Ritchie also detailed what he referred to as an illegal meeting between Combs, board member Debbie McIntosh, and former board member Charlene Miller, who resigned from the board earlier this month. According to Ritchie, the three, which constituted a quorum of the board, met in the parking lot at central office on May 24, moments after a screening committee presented the board with three finalists for the superintendent’s job and two days before the board voted to hire Jett.


Ritchie spoke with the Herald on Wednesday, and said the three stood talking in the parking lot for 25 to 30 minutes, and while he did not know the content of their conversation, he said it was unlikely they weren’t discussing district business. According to state law, a quorum of any public agency cannot meet and discuss public business without proper notification to the public.

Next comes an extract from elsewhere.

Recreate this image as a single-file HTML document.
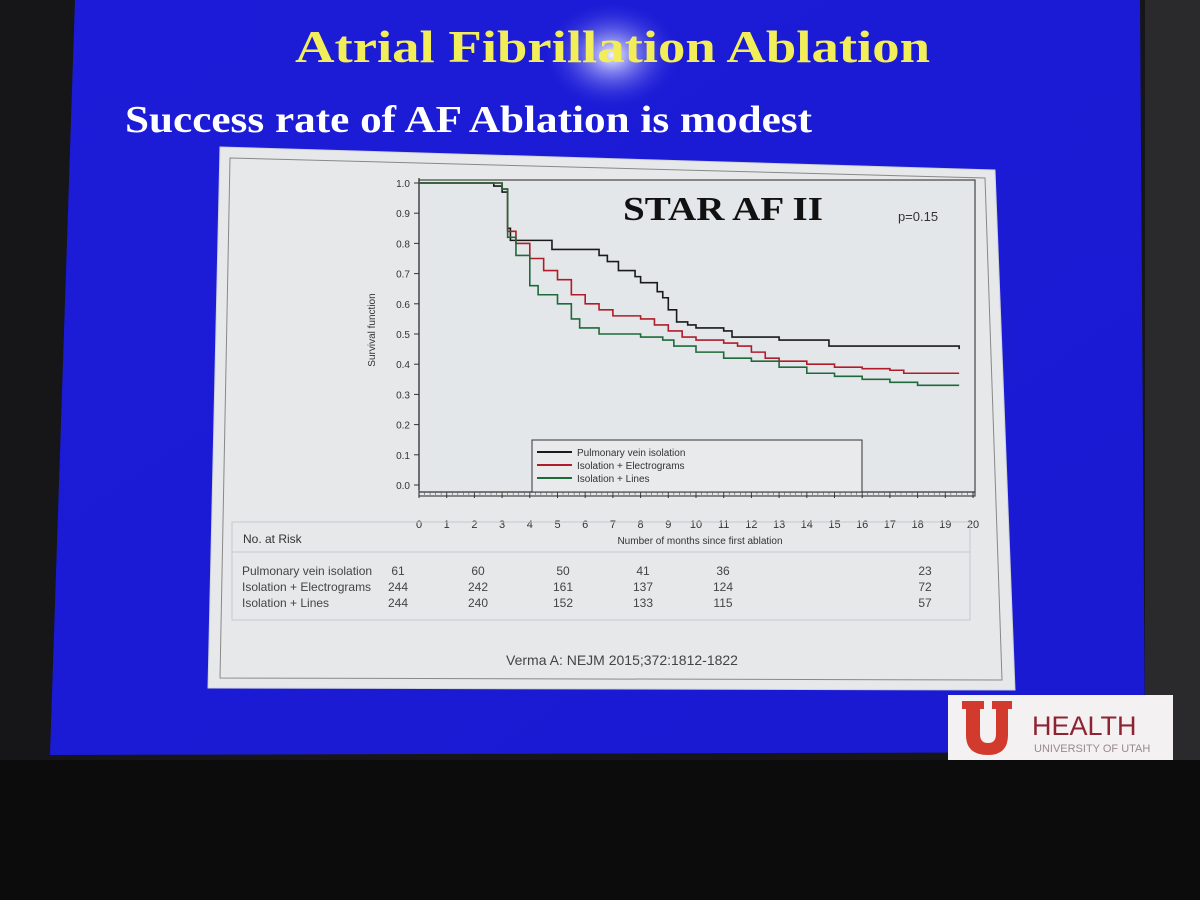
<!DOCTYPE html>
<html><head><meta charset="utf-8"><style>
html,body{margin:0;padding:0;width:1200px;height:900px;overflow:hidden;background:#151516;}
svg{display:block}
</style></head><body>
<svg width="1200" height="900" xmlns="http://www.w3.org/2000/svg">
<defs>
<radialGradient id="glow" cx="0.5" cy="0.5" r="0.5">
<stop offset="0" stop-color="#ffffff" stop-opacity="0.95"/>
<stop offset="0.3" stop-color="#c8c8ff" stop-opacity="0.6"/>
<stop offset="1" stop-color="#2020e0" stop-opacity="0"/>
</radialGradient>
<linearGradient id="slidebg" x1="0" y1="0" x2="1" y2="1">
<stop offset="0" stop-color="#1c1cd8"/>
<stop offset="1" stop-color="#1a1ad2"/>
</linearGradient>
</defs>
<rect x="0" y="0" width="1200" height="900" fill="#161618"/>
<rect x="1145" y="0" width="55" height="760" fill="#2a2a2c"/>
<rect x="0" y="760" width="1200" height="140" fill="#0c0c0d"/>
<polygon points="75,0 1140,0 1145,752 50,755" fill="url(#slidebg)"/>
<ellipse cx="612" cy="55" rx="70" ry="55" fill="url(#glow)"/>
<text x="295" y="62" textLength="635" lengthAdjust="spacingAndGlyphs" font-family="Liberation Serif, serif" font-weight="bold" font-size="46" fill="#f2ee5a">Atrial Fibrillation Ablation</text>
<text x="125" y="132" textLength="687" lengthAdjust="spacingAndGlyphs" font-family="Liberation Serif, serif" font-weight="bold" font-size="38" fill="#ffffff">Success rate of AF Ablation is modest</text>
<polygon points="220,147 995,170 1015,690 208,688" fill="#e6e8ea" stroke="#cfd2d6"/>
<polygon points="230,158 985,178 1002,680 220,678" fill="none" stroke="#888" stroke-width="1"/>
<g id="chart"></g>
<g>
<rect x="948" y="695" width="225" height="65" fill="#f3f1f1"/>
<path d="M962,701 h22 v8 h-4 v25 q0,9 8,9 q8,0 8,-9 v-25 h-4 v-8 h20 v8 h-4 v26 q0,20 -20,20 q-22,0 -22,-20 v-26 h-4z" fill="#d23a2e"/>
<text x="1032" y="735" font-family="Liberation Sans, sans-serif" font-size="27" fill="#8e2433">HEALTH</text>
<text x="1034" y="752" font-family="Liberation Sans, sans-serif" font-size="11" fill="#9a8890">UNIVERSITY OF UTAH</text>
</g>
</svg>
<script>
const pviT=[0,2.7,3.0,3.2,3.3,4.6,4.8,6.2,6.5,6.8,7.2,7.8,8.0,8.6,8.8,9.0,9.3,9.7,10.0,11.0,11.3,13.0,14.8,19.5];
const pviS=[1,0.99,0.97,0.85,0.81,0.81,0.78,0.78,0.76,0.74,0.71,0.69,0.67,0.64,0.62,0.58,0.54,0.53,0.52,0.51,0.49,0.48,0.46,0.45];
const egmT=[0,3.0,3.2,3.5,4,4.5,5,5.5,6,6.5,7,8,8.5,9,9.5,10,11,11.5,12,12.5,13,14,15,16,17,17.5,19.5];
const egmS=[1,0.98,0.84,0.80,0.75,0.71,0.68,0.63,0.60,0.58,0.56,0.55,0.53,0.51,0.49,0.48,0.47,0.46,0.44,0.42,0.41,0.40,0.39,0.385,0.38,0.37,0.37];
const linT=[0,3.0,3.2,3.5,4,4.3,5,5.5,5.8,6.5,8,8.8,9.2,10,11,12,13,14,15,16,17,18,19.5];
const linS=[1,0.98,0.82,0.76,0.66,0.63,0.60,0.55,0.52,0.50,0.49,0.48,0.46,0.44,0.42,0.41,0.39,0.37,0.36,0.35,0.34,0.33,0.33];
const xTicks=[0,1,2,3,4,5,6,7,8,9,10,11,12,13,14,15,16,17,18,19,20];
const yTicks=[0,0.1,0.2,0.3,0.4,0.5,0.6,0.7,0.8,0.9,1.0];
const riskRows=["Pulmonary vein isolation","Isolation + Electrograms","Isolation + Lines"];
const riskPvi=["61","60","50","41","36","23"];
const riskEgm=["244","242","161","137","124","72"];
const riskLin=["244","240","152","133","115","57"];

const NS="http://www.w3.org/2000/svg";
const g=document.getElementById('chart');
const X=v=>419+v*(973-419)/20;
const Y=v=>485-v*(485-183);
function mk(tag,attrs,parent){const e=document.createElementNS(NS,tag);for(const k in attrs)e.setAttribute(k,attrs[k]);(parent||g).appendChild(e);return e;}
function txt(x,y,s,size,anchor,fill,family){const e=mk('text',{x:x,y:y,'font-size':size,'text-anchor':anchor||'start',fill:fill||'#333','font-family':family||'Liberation Sans, sans-serif'});e.textContent=s;return e;}

let fr=mk('rect',{x:419,y:180,width:556,height:316,fill:'#e4e7e9',stroke:'#444','stroke-width':1.2});


let ay=mk('line',{x1:419,y1:178,x2:419,y2:490,stroke:'#333','stroke-width':1.2});


let ax=mk('line',{x1:419,y1:492,x2:975,y2:492,stroke:'#333','stroke-width':1.2});


yTicks.forEach(v=>{
  mk('line',{x1:414,y1:Y(v),x2:419,y2:Y(v),stroke:'#333'});
  const t=txt(410,Y(v)+4,v.toFixed(1),10,'end');
  
  
});
xTicks.forEach(v=>{
  mk('line',{x1:X(v),y1:492,x2:X(v),y2:498,stroke:'#333'});
  const t=txt(X(v),528,String(v),11,'middle');
  
  
});
for(let i=0;i<100;i++){mk('line',{x1:X(i*0.2),y1:492,x2:X(i*0.2),y2:495,stroke:'#555','stroke-width':0.6});}
let xt=txt(700,544,'Number of months since first ablation',10,'middle');


let yt=txt(0,0,'Survival function',10,'middle');
yt.setAttribute('transform','translate(375,330) rotate(-90)');


let ct=txt(623,220,'STAR AF II',34,'start','#111','Liberation Serif, serif');
ct.setAttribute('font-weight','bold');
ct.setAttribute('textLength','200');
ct.setAttribute('lengthAdjust','spacingAndGlyphs');


let pv=txt(918,221,'p=0.15',13,'middle');



function stepPath(T,S){let d='M'+X(T[0])+','+Y(S[0]);for(let i=1;i<T.length;i++){d+=' H'+X(T[i])+' V'+Y(S[i]);}return d;}
const series=[[pviT,pviS,'#1a1a1a','curve-pvi'],[egmT,egmS,'#b01c2a','curve-electrograms'],[linT,linS,'#1e6a3a','curve-lines']];
series.forEach(s=>{
  const p=mk('path',{d:stepPath(s[0],s[1]),fill:'none',stroke:s[2],'stroke-width':1.6});
  
  
});
let lg=mk('rect',{x:532,y:440,width:330,height:52,fill:'#e8eaec',stroke:'#333'});


const legNames=['Pulmonary vein isolation','Isolation + Electrograms','Isolation + Lines'];
legNames.forEach((n,i)=>{
  const yy=452+i*13;
  mk('line',{x1:537,y1:yy,x2:572,y2:yy,stroke:series[i][2],'stroke-width':2});
  const t=txt(577,yy+4,n,10,'start');
  
  
});
mk('rect',{x:232,y:522,width:738,height:98,fill:'none',stroke:'#c6c9cc'});
mk('line',{x1:232,y1:552,x2:970,y2:552,stroke:'#c6c9cc'});
let nr=txt(243,543,'No. at Risk',12,'start');


const colX=[398,478,563,643,723,925];
const vals=[riskPvi,riskEgm,riskLin];
riskRows.forEach((r,i)=>{
  const yy=575+i*16;
  const t=txt(242,yy,r,12,'start','#444');
  
  
  vals[i].forEach((v,j)=>{
    const c=txt(colX[j],yy,v,12,'middle','#444');
    
    
  });
});
let cit=txt(622,665,'Verma A: NEJM 2015;372:1812-1822',14,'middle','#444');


</script>
</body></html>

During an interview Thursday morning, McIntosh said the three did have a conversation following that meeting, though there was never any discussion concerning the school system.


“It did not have to do with district business,” McIntosh said, adding that Combs has never approached her in a political manner since she became a board member in 2005.


Combs also admitted a conversation took place, but denied there was a discussion regarding the schools. He said it is normal for board members to talk after meetings, and said he has had similar conversations with Ritchie before as well, but they do not discuss district business.


Ritchie noted that while he was never approached by Combs himself, the chairman’s political leanings were always well known. Ritchie said he still speaks with a lot of people with ties to the district and he thinks morale around the schools is lower now than before Jett took office.


“I just want what’s best for our kids,” he said. “That’s what I’ve always wanted, that’s why I came on the board five years ago.”


But if Ritchie was so dissatisfied with the district’s performance and direction, Jett said, he should have remained on the board.


“He was elected by the people to represent the students of that district,” Jett said. “If he felt like things were not going the way they should have, then he should have stayed on the board and fought for those students, those districts, and those members of the community. He chose to leave.”


Complaints received at state level


Ritchie’s letter was received at Commissioner Holliday’s office on July 8, according to records obtained along with the letter. Also included is a response signed by Commissioner Holliday and dated July 30 which states a copy of Ritchie’s letter will be provided to the Office of Education Accountability and staff with the Kentucky Department of Education currently overseeing academic turnaround efforts in the Perry County School District.


Holliday noted OEA personnel may be in contact with Ritchie as they have the option to “exercise their investigative authority and resources,” and could issue a report including findings and recommendations under state law governing the removal or suspension of public school officers.


“At that time, I review the evidence gleaned and OEA report to determine whether removal proceedings are appropriate and supported by the evidence,” Holliday wrote.


Karen Timmell-Hatzel, division manager of investigations with the OEA, confirmed the agency has received a copy of Ritchie’s letter and she has had a conversation with him. She added there has been no decision made as to how the agency will proceed.


“We have not made a final decision on what to do with it yet,” she said.


Combs, meanwhile, said he doesn’t have anything to hide and invited OEA personnel to Perry County.


“OEA ought to come on up here,” he said. “I’ll sit and answer any question they’ve got.”